Output the material below unchanged, apart from leaving out the pictures.

---------- DATASET EXCERPT ----------

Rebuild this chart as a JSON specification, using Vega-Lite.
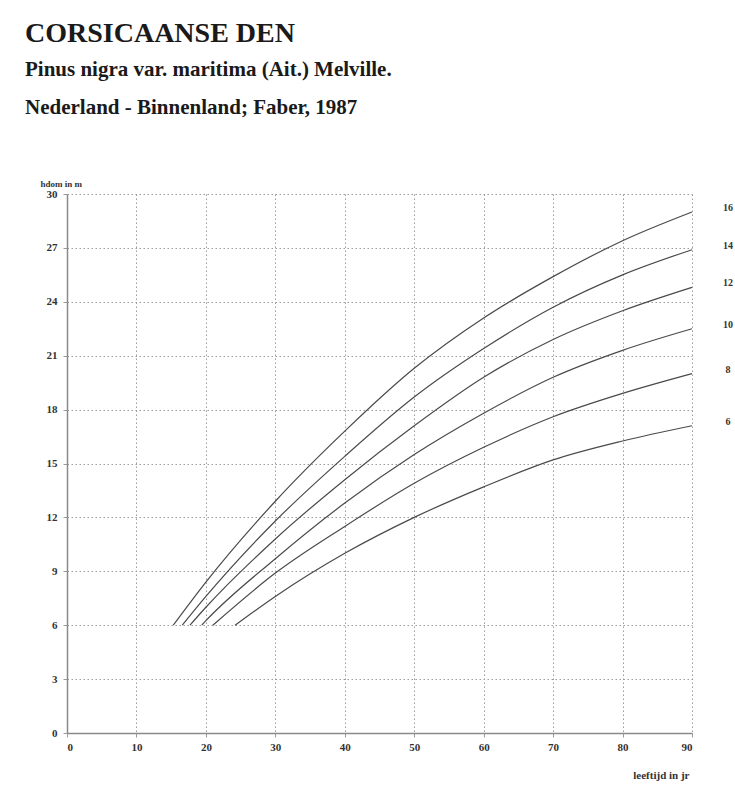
{
  "$schema": "https://vega.github.io/schema/vega-lite/v6.json",
  "width": 625,
  "height": 539,
  "autosize": "none",
  "padding": {"left": 67, "top": 194, "right": 43, "bottom": 63},
  "background": "white",
  "title": {
    "text": "CORSICAANSE DEN",
    "subtitle": ["Pinus nigra var. maritima (Ait.) Melville.", "Nederland - Binnenland;  Faber, 1987"],
    "anchor": "start",
    "frame": "group",
    "dx": -42,
    "offset": 61,
    "font": "Liberation Serif",
    "fontSize": 28,
    "fontWeight": "bold",
    "color": "#1a1a1a",
    "subtitleFont": "Liberation Serif",
    "subtitleFontSize": 21,
    "subtitleFontWeight": "bold",
    "subtitleColor": "#1a1a1a",
    "subtitleLineHeight": 38,
    "subtitlePadding": 11
  },
  "config": {
    "view": {"stroke": null},
    "axis": {
      "labelFont": "Liberation Serif",
      "labelFontWeight": "bold",
      "labelFontSize": 11,
      "labelColor": "#333",
      "titleFont": "Liberation Serif",
      "titleFontWeight": "bold",
      "titleFontSize": 10,
      "titleColor": "#333",
      "gridColor": "#9a9a9a",
      "gridDash": [1.5, 2.5],
      "gridWidth": 1,
      "gridOpacity": 1,
      "domainColor": "#8a8a8a",
      "domainWidth": 1.5,
      "tickColor": "#9a9a9a",
      "tickSize": 4
    }
  },
  "data": {
    "values": [
      {"si": 16, "age": 15.3, "h": 6}, {"si": 16, "age": 20, "h": 8.4}, {"si": 16, "age": 30, "h": 12.9}, {"si": 16, "age": 40, "h": 16.8}, {"si": 16, "age": 50, "h": 20.3}, {"si": 16, "age": 60, "h": 23.1}, {"si": 16, "age": 70, "h": 25.4}, {"si": 16, "age": 80, "h": 27.4}, {"si": 16, "age": 90, "h": 29.0},
      {"si": 14, "age": 16.6, "h": 6}, {"si": 14, "age": 20, "h": 7.6}, {"si": 14, "age": 30, "h": 11.8}, {"si": 14, "age": 40, "h": 15.4}, {"si": 14, "age": 50, "h": 18.7}, {"si": 14, "age": 60, "h": 21.4}, {"si": 14, "age": 70, "h": 23.7}, {"si": 14, "age": 80, "h": 25.5}, {"si": 14, "age": 90, "h": 26.9},
      {"si": 12, "age": 17.7, "h": 6}, {"si": 12, "age": 20, "h": 7.0}, {"si": 12, "age": 30, "h": 10.8}, {"si": 12, "age": 40, "h": 14.1}, {"si": 12, "age": 50, "h": 17.1}, {"si": 12, "age": 60, "h": 19.8}, {"si": 12, "age": 70, "h": 21.9}, {"si": 12, "age": 80, "h": 23.5}, {"si": 12, "age": 90, "h": 24.8},
      {"si": 10, "age": 19.4, "h": 6}, {"si": 10, "age": 20, "h": 6.25}, {"si": 10, "age": 30, "h": 9.7}, {"si": 10, "age": 40, "h": 12.8}, {"si": 10, "age": 50, "h": 15.5}, {"si": 10, "age": 60, "h": 17.8}, {"si": 10, "age": 70, "h": 19.8}, {"si": 10, "age": 80, "h": 21.3}, {"si": 10, "age": 90, "h": 22.5},
      {"si": 8, "age": 21.0, "h": 6}, {"si": 8, "age": 30, "h": 8.9}, {"si": 8, "age": 40, "h": 11.5}, {"si": 8, "age": 50, "h": 13.9}, {"si": 8, "age": 60, "h": 15.9}, {"si": 8, "age": 70, "h": 17.6}, {"si": 8, "age": 80, "h": 18.9}, {"si": 8, "age": 90, "h": 20.0},
      {"si": 6, "age": 24.2, "h": 6}, {"si": 6, "age": 30, "h": 7.6}, {"si": 6, "age": 40, "h": 10.0}, {"si": 6, "age": 50, "h": 12.0}, {"si": 6, "age": 60, "h": 13.7}, {"si": 6, "age": 70, "h": 15.2}, {"si": 6, "age": 80, "h": 16.25}, {"si": 6, "age": 90, "h": 17.1}
    ]
  },
  "encoding": {
    "x": {
      "field": "age", "type": "quantitative",
      "scale": {"domain": [0, 90], "nice": false},
      "axis": {
        "values": [0, 10, 20, 30, 40, 50, 60, 70, 80, 90],
        "title": "leeftijd in jr",
        "titleAlign": "right",
        "titleAnchor": null,
        "titleX": 622,
        "titleY": 42,
        "titleBaseline": "middle",
        "titleFontSize": 11,
        "labelPadding": 4
      }
    },
    "y": {
      "field": "h", "type": "quantitative",
      "scale": {"domain": [0, 30], "nice": false},
      "axis": {
        "values": [0, 3, 6, 9, 12, 15, 18, 21, 24, 27, 30],
        "title": "hdom  in m",
        "titleAngle": 0,
        "titleAlign": "left",
        "titleAnchor": null,
        "titleX": -27,
        "titleY": -11,
        "titleBaseline": "middle",
        "titleFontSize": 9,
        "labelPadding": 6
      }
    }
  },
  "layer": [
    {
      "mark": {"type": "line", "color": "#4a4a4a", "strokeWidth": 1.2, "interpolate": "monotone"},
      "encoding": {"detail": {"field": "si", "type": "nominal"}}
    },
    {
      "transform": [{"filter": "datum.age == 90"}],
      "mark": {"type": "text", "dx": 36, "dy": -4, "align": "center", "baseline": "middle", "font": "Liberation Serif", "fontWeight": "bold", "fontSize": 10, "color": "#333"},
      "encoding": {"text": {"field": "si", "type": "quantitative"}}
    }
  ]
}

----------

TASK RESPONSE
Rebuild this chart as a JSON specification, using Vega-Lite.
{
  "$schema": "https://vega.github.io/schema/vega-lite/v6.json",
  "width": 625,
  "height": 539,
  "autosize": "none",
  "padding": {"left": 67, "top": 194, "right": 43, "bottom": 63},
  "background": "white",
  "title": {
    "text": "CORSICAANSE DEN",
    "subtitle": ["Pinus nigra var. maritima (Ait.) Melville.", "Nederland - Binnenland;  Faber, 1987"],
    "anchor": "start",
    "frame": "group",
    "dx": -42,
    "offset": 61,
    "font": "Liberation Serif",
    "fontSize": 28,
    "fontWeight": "bold",
    "color": "#1a1a1a",
    "subtitleFont": "Liberation Serif",
    "subtitleFontSize": 21,
    "subtitleFontWeight": "bold",
    "subtitleColor": "#1a1a1a",
    "subtitleLineHeight": 38,
    "subtitlePadding": 11
  },
  "config": {
    "view": {"stroke": null},
    "axis": {
      "labelFont": "Liberation Serif",
      "labelFontWeight": "bold",
      "labelFontSize": 11,
      "labelColor": "#333",
      "titleFont": "Liberation Serif",
      "titleFontWeight": "bold",
      "titleFontSize": 10,
      "titleColor": "#333",
      "gridColor": "#9a9a9a",
      "gridDash": [1.5, 2.5],
      "gridWidth": 1,
      "gridOpacity": 1,
      "domainColor": "#8a8a8a",
      "domainWidth": 1.5,
      "tickColor": "#9a9a9a",
      "tickSize": 4
    }
  },
  "data": {
    "values": [
      {"si": 16, "age": 15.3, "h": 6}, {"si": 16, "age": 20, "h": 8.4}, {"si": 16, "age": 30, "h": 12.9}, {"si": 16, "age": 40, "h": 16.8}, {"si": 16, "age": 50, "h": 20.3}, {"si": 16, "age": 60, "h": 23.1}, {"si": 16, "age": 70, "h": 25.4}, {"si": 16, "age": 80, "h": 27.4}, {"si": 16, "age": 90, "h": 29.0},
      {"si": 14, "age": 16.6, "h": 6}, {"si": 14, "age": 20, "h": 7.6}, {"si": 14, "age": 30, "h": 11.8}, {"si": 14, "age": 40, "h": 15.4}, {"si": 14, "age": 50, "h": 18.7}, {"si": 14, "age": 60, "h": 21.4}, {"si": 14, "age": 70, "h": 23.7}, {"si": 14, "age": 80, "h": 25.5}, {"si": 14, "age": 90, "h": 26.9},
      {"si": 12, "age": 17.7, "h": 6}, {"si": 12, "age": 20, "h": 7.0}, {"si": 12, "age": 30, "h": 10.8}, {"si": 12, "age": 40, "h": 14.1}, {"si": 12, "age": 50, "h": 17.1}, {"si": 12, "age": 60, "h": 19.8}, {"si": 12, "age": 70, "h": 21.9}, {"si": 12, "age": 80, "h": 23.5}, {"si": 12, "age": 90, "h": 24.8},
      {"si": 10, "age": 19.4, "h": 6}, {"si": 10, "age": 20, "h": 6.25}, {"si": 10, "age": 30, "h": 9.7}, {"si": 10, "age": 40, "h": 12.8}, {"si": 10, "age": 50, "h": 15.5}, {"si": 10, "age": 60, "h": 17.8}, {"si": 10, "age": 70, "h": 19.8}, {"si": 10, "age": 80, "h": 21.3}, {"si": 10, "age": 90, "h": 22.5},
      {"si": 8, "age": 21.0, "h": 6}, {"si": 8, "age": 30, "h": 8.9}, {"si": 8, "age": 40, "h": 11.5}, {"si": 8, "age": 50, "h": 13.9}, {"si": 8, "age": 60, "h": 15.9}, {"si": 8, "age": 70, "h": 17.6}, {"si": 8, "age": 80, "h": 18.9}, {"si": 8, "age": 90, "h": 20.0},
      {"si": 6, "age": 24.2, "h": 6}, {"si": 6, "age": 30, "h": 7.6}, {"si": 6, "age": 40, "h": 10.0}, {"si": 6, "age": 50, "h": 12.0}, {"si": 6, "age": 60, "h": 13.7}, {"si": 6, "age": 70, "h": 15.2}, {"si": 6, "age": 80, "h": 16.25}, {"si": 6, "age": 90, "h": 17.1}
    ]
  },
  "encoding": {
    "x": {
      "field": "age", "type": "quantitative",
      "scale": {"domain": [0, 90], "nice": false},
      "axis": {
        "values": [0, 10, 20, 30, 40, 50, 60, 70, 80, 90],
        "title": "leeftijd in jr",
        "titleAlign": "right",
        "titleAnchor": null,
        "titleX": 622,
        "titleY": 42,
        "titleBaseline": "middle",
        "titleFontSize": 11,
        "labelPadding": 4
      }
    },
    "y": {
      "field": "h", "type": "quantitative",
      "scale": {"domain": [0, 30], "nice": false},
      "axis": {
        "values": [0, 3, 6, 9, 12, 15, 18, 21, 24, 27, 30],
        "title": "hdom  in m",
        "titleAngle": 0,
        "titleAlign": "left",
        "titleAnchor": null,
        "titleX": -27,
        "titleY": -11,
        "titleBaseline": "middle",
        "titleFontSize": 9,
        "labelPadding": 6
      }
    }
  },
  "layer": [
    {
      "mark": {"type": "line", "color": "#4a4a4a", "strokeWidth": 1.2, "interpolate": "monotone"},
      "encoding": {"detail": {"field": "si", "type": "nominal"}}
    },
    {
      "transform": [{"filter": "datum.age == 90"}],
      "mark": {"type": "text", "dx": 36, "dy": -4, "align": "center", "baseline": "middle", "font": "Liberation Serif", "fontWeight": "bold", "fontSize": 10, "color": "#333"},
      "encoding": {"text": {"field": "si", "type": "quantitative"}}
    }
  ]
}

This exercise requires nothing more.